The exercise: Look through the data and write out every line with the word "this" in it.

Data shown:
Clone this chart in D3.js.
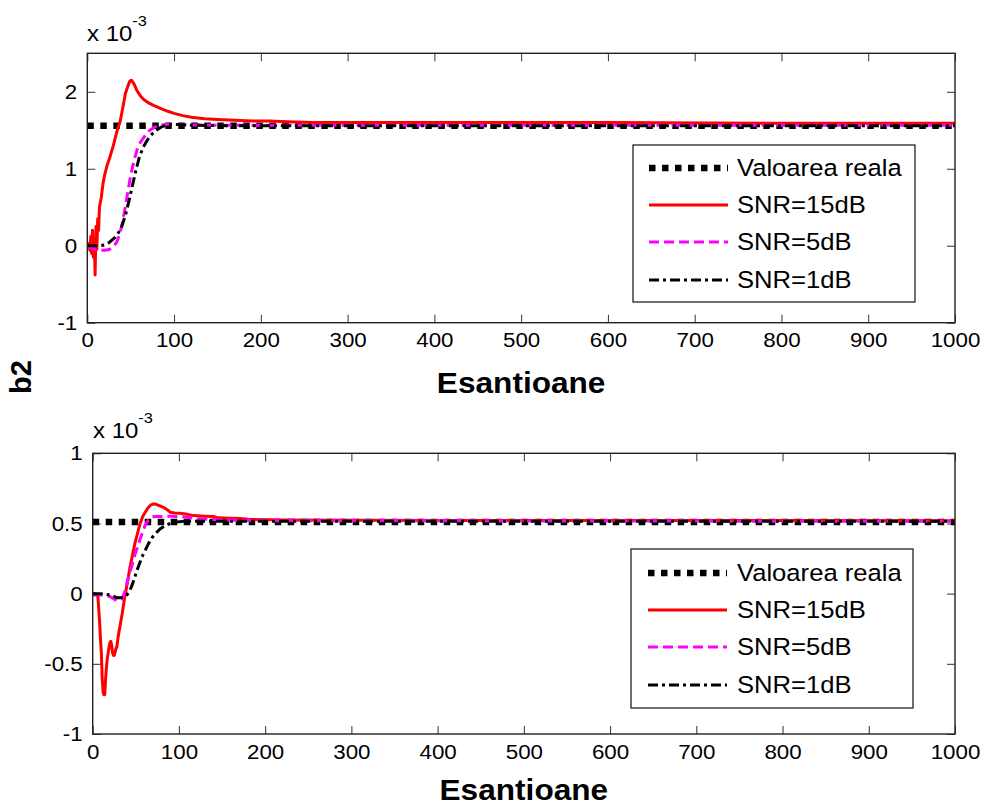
<!DOCTYPE html>
<html><head><meta charset="utf-8">
<script src="https://cdn.jsdelivr.net/npm/d3@7"></script>
<style>body{margin:0;background:#fff} text{font-family:"Liberation Sans",Arial,Helvetica,sans-serif;fill:#000}</style>
</head><body><svg id="c" width="986" height="805"></svg>
<script>
// ---------------- data ----------------
const xTickValues = [0,100,200,300,400,500,600,700,800,900,1000];
const topYTicks = [-1,0,1,2];
const botYTicks = [-1,-0.5,0,0.5,1];
const legendLabels = ["Valoarea reala","SNR=15dB","SNR=5dB","SNR=1dB"];
const yLabel = "b2";
const xLabel = "Esantioane";

const topReal = [[0,1.56],[1000,1.56]];
const top15 = [[0,0],[2,0.03],[3,-0.06],[4,0.12],[5,-0.1],[6,0.2],[7,-0.15],[8,0.08],[9,-0.38],[10,0.25],[11,-0.05],[12,0.35],[13,0.2],[14,0.5],[16,0.62],[18,0.8],[20,0.92],[23,1.05],[26,1.15],[30,1.3],[34,1.48],[38,1.62],[41,1.8],[44,1.98],[47,2.08],[49,2.14],[51,2.15],[54,2.1],[57,2.02],[61,1.95],[65,1.9],[70,1.86],[77,1.82],[85,1.78],[92,1.75],[100,1.72],[110,1.69],[120,1.67],[135,1.65],[150,1.64],[170,1.63],[190,1.62],[210,1.62],[230,1.61],[260,1.6],[300,1.6],[400,1.6],[600,1.6],[800,1.59],[1000,1.59]];
const top5 = [[0,0],[5,-0.03],[10,-0.05],[15,-0.06],[20,-0.06],[25,-0.05],[30,-0.02],[34,0.05],[37,0.14],[40,0.27],[43,0.45],[46,0.65],[49,0.85],[52,1.02],[55,1.15],[58,1.27],[61,1.34],[64,1.39],[68,1.45],[72,1.5],[76,1.53],[80,1.55],[86,1.57],[92,1.58],[100,1.575],[120,1.57],[150,1.565],[200,1.565],[1000,1.565]];
const top1 = [[0,0],[5,0],[10,0],[15,0],[20,0.01],[25,0.04],[28,0.07],[32,0.11],[36,0.17],[40,0.26],[44,0.4],[48,0.58],[52,0.78],[56,0.98],[60,1.15],[64,1.27],[68,1.35],[72,1.42],[78,1.49],[85,1.54],[92,1.57],[100,1.575],[120,1.565],[160,1.56],[1000,1.56]];

const botReal = [[0,0.51],[1000,0.51]];
const bot15 = [[0,0],[3,0],[6,-0.02],[8,-0.2],[9,-0.32],[10,-0.42],[11,-0.6],[12,-0.7],[13,-0.72],[14,-0.72],[15,-0.6],[16,-0.52],[17,-0.46],[18,-0.42],[19,-0.38],[20,-0.35],[21,-0.34],[22,-0.37],[23,-0.42],[24,-0.44],[25,-0.44],[26,-0.42],[27,-0.39],[28,-0.38],[29,-0.33],[30,-0.29],[32,-0.22],[34,-0.15],[37,-0.03],[40,0.07],[43,0.18],[46,0.27],[49,0.36],[52,0.43],[55,0.5],[58,0.55],[61,0.58],[64,0.61],[67,0.63],[71,0.64],[74,0.635],[78,0.625],[82,0.615],[86,0.6],[90,0.58],[95,0.575],[101,0.573],[110,0.565],[117,0.556],[130,0.552],[140,0.55],[145,0.54],[160,0.537],[171,0.535],[180,0.53],[220,0.525],[400,0.522],[1000,0.52]];
const bot5 = [[0,-0.01],[10,-0.01],[20,-0.02],[25,-0.04],[28,-0.05],[31,-0.05],[34,-0.04],[37,0.01],[40,0.08],[43,0.15],[46,0.21],[49,0.28],[52,0.33],[55,0.39],[58,0.44],[61,0.49],[64,0.52],[68,0.545],[72,0.55],[78,0.55],[90,0.552],[101,0.55],[120,0.535],[147,0.525],[200,0.52],[1000,0.515]];
const bot1 = [[0,0],[10,0],[20,-0.01],[25,-0.02],[28,-0.03],[32,-0.03],[36,-0.025],[39,-0.015],[42,0.01],[45,0.05],[48,0.1],[51,0.16],[54,0.21],[57,0.26],[61,0.31],[65,0.36],[69,0.4],[73,0.43],[78,0.46],[84,0.485],[90,0.5],[97,0.51],[105,0.515],[150,0.515],[1000,0.515]];

// ---------------- styles ----------------
const styles = [
  {color:"#000000", width:6.5, dash:"6.5,6.5"},
  {color:"#ff0000", width:3, dash:null},
  {color:"#ff00ff", width:3, dash:"10,5"},
  {color:"#000000", width:3, dash:"10,4,3,4"}
];
const SX = 1.09; // horizontal text stretch in the reference

const svg = d3.select("#c");
svg.append("rect").attr("width",986).attr("height",805).attr("fill","#fff");

function stretch(sel){
  sel.each(function(){
    const t = d3.select(this);
    const x = +t.attr("x")||0, y = +t.attr("y")||0;
    t.attr("x",0).attr("y",0).attr("transform",`translate(${x},${y}) scale(${SX},1)`);
  });
}

function panel(cfg){
  const {x0,x1,y0,y1,yDomain,yTicks,series,legend,id} = cfg;
  const x = d3.scaleLinear().domain([0,1000]).range([x0,x1]);
  const y = d3.scaleLinear().domain(yDomain).range([y1,y0]);
  const g = svg.append("g");
  g.append("clipPath").attr("id",id).append("rect")
    .attr("x",x0).attr("y",y0).attr("width",x1-x0).attr("height",y1-y0);

  const fmt = d=>String(d);
  const bottom = g.append("g").attr("transform",`translate(0,${y1})`)
    .call(d3.axisBottom(x).tickValues(xTickValues).tickFormat(fmt).tickSizeInner(-8).tickSizeOuter(0).tickPadding(10));
  const top = g.append("g").attr("transform",`translate(0,${y0})`)
    .call(d3.axisTop(x).tickValues(xTickValues).tickFormat("").tickSizeInner(-8).tickSizeOuter(0));
  const left = g.append("g").attr("transform",`translate(${x0},0)`)
    .call(d3.axisLeft(y).tickValues(yTicks).tickFormat(fmt).tickSizeInner(-8).tickSizeOuter(0).tickPadding(10));
  const right = g.append("g").attr("transform",`translate(${x1},0)`)
    .call(d3.axisRight(y).tickValues(yTicks).tickFormat("").tickSizeInner(-8).tickSizeOuter(0));
  [bottom,top,left,right].forEach(a=>{
    a.select(".domain").remove();
    a.selectAll("line").attr("stroke","#333").attr("stroke-width",1);
    a.selectAll("text").attr("font-size",20.5).attr("font-family",null).attr("fill","#000");
  });
  stretch(bottom.selectAll("text"));
  stretch(left.selectAll("text"));

  const line = d3.line().x(d=>x(d[0])).y(d=>y(d[1]));
  const lg = g.append("g").attr("clip-path",`url(#${id})`);
  series.forEach((s,i)=>{
    const st = styles[i];
    lg.append("path").datum(s).attr("d",line).attr("fill","none")
      .attr("stroke",st.color).attr("stroke-width",st.width)
      .attr("stroke-dasharray",st.dash).attr("stroke-linejoin","round");
  });

  g.append("rect").attr("x",x0).attr("y",y0).attr("width",x1-x0).attr("height",y1-y0)
    .attr("fill","none").attr("stroke","#222").attr("stroke-width",1.4);

  // exponent label
  const ex = g.append("text").attr("font-size",22)
    .attr("transform",`translate(${cfg.expX},${cfg.expY}) scale(${SX},1)`);
  ex.append("tspan").text("x 10");
  ex.append("tspan").attr("font-size",15).attr("dy",-15).text("-3");

  // x label
  g.append("text").attr("font-size",29).attr("font-weight","bold").attr("text-anchor","middle")
    .attr("transform",`translate(${(x0+x1)/2},${cfg.xLabY}) scale(${SX},1)`).text(xLabel);

  // legend
  const L = legend;
  const lgd = g.append("g");
  lgd.append("rect").attr("x",L.x).attr("y",L.y).attr("width",L.w).attr("height",L.h)
    .attr("fill","#fff").attr("stroke","#111").attr("stroke-width",1.2);
  legendLabels.forEach((lab,i)=>{
    const st = styles[i];
    const cy = L.y + L.rows[i];
    lgd.append("line").attr("x1",L.lx0).attr("x2",L.lx1).attr("y1",cy).attr("y2",cy)
      .attr("stroke",st.color).attr("stroke-width",st.width).attr("stroke-dasharray",st.dash);
    lgd.append("text").attr("font-size",23.5).attr("dy","0.36em")
      .attr("transform",`translate(${L.tx},${cy}) scale(${SX},1)`).text(lab);
  });
}

panel({id:"clipTop", x0:87.3, x1:955, y0:53.3, y1:322.7, yDomain:[-1,2.5], yTicks:topYTicks,
  series:[topReal,top15,top5,top1], expX:87, expY:40.5, xLabY:393,
  legend:{x:633,y:145,w:282,h:157,rows:[23,60,97,135],lx0:649,lx1:728,tx:737}});
panel({id:"clipBot", x0:92.7, x1:955, y0:453.3, y1:734, yDomain:[-1,1], yTicks:botYTicks,
  series:[botReal,bot15,bot5,bot1], expX:93, expY:438, xLabY:800,
  legend:{x:631,y:549,w:282,h:159,rows:[24,61,98,136],lx0:648,lx1:727,tx:737}});

svg.append("text").attr("font-size",29).attr("font-weight","bold").attr("text-anchor","middle")
  .attr("dy","0.35em").attr("transform","translate(21,377) rotate(-90)").text(yLabel);
</script></body></html>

Full answer:
Clone this chart in D3.js.
    const t = d3.select(this);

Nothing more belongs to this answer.